- Born: 15 December 1918
- Died: 14 September 1972 (aged 53)
- Other names: Oged Macaulay
- Occupation: politician
- Father: Herbert Macaulay

= Oliver Ogedengbe Macaulay =

Nigerian politician (1918–1972)

Oliver Ogedengbe Macaulay (15 December 1918 – 14 September 1972), alias Oged Macaulay was a Nigerian politician, archivist, journalist, public
relations consultant, and private secretary to Oba Adeyinka Oyekan. He was the son of Herbert Macaulay.
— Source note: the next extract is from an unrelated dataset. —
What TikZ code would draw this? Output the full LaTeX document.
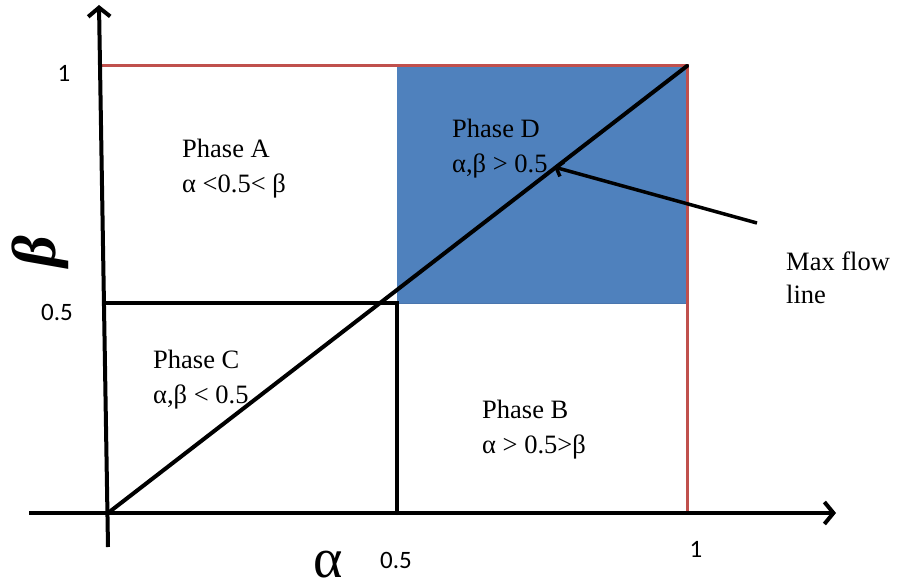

==Early life and education==
Oged Macaulay was born on 15 December 1918. However, not much is known about Oged's mother, who was possibly Isabella Macaulay, a princess of Akure, since it is unclear whether his father, Herbert Macaulay, remarried after losing his wife, Caroline Pratt in 1899. Oged was an alumnus of CMS Grammar School, Lagos.

==Career==
Oged was a journalist whose articles appeared in the West African Pilot. He also served as Assistant Secretary of the NCNC, a political party that was founded by his father, Herbert Macaulay. Oged was a part of the Zikist Movement within the NCNC which sought a more radical nationalist position than the larger NCNC. On 27 October 1948, Osita Agwuna, Deputy President of the Zikist Movement, delivered a speech titled "A Call for Revolution" in which calls were made for not paying taxes, civil disobedience, and a boycott of British goods. The British colonial government tried the Zikists for sedition and Oged served a year in prison.

==Oged Collection at the University of Ibadan==
Oged Macaulay's private archive (The Oged Collection) at the University of Ibadan complements his father's Macaulay Papers at the Africana Section of the University of Ibadan Library. The Oged Collection sheds light on Herbert Macaulay's roots and descendants. It also provides an overview of party politics after Herbert Macaulay's death and includes papers on many land disputes in Lagos, border disputes in Oshogun, family history of Lagos chiefs and celebrities. Various newspaper cuttings, personal diaries, and correspondence are included in the Oged Collection.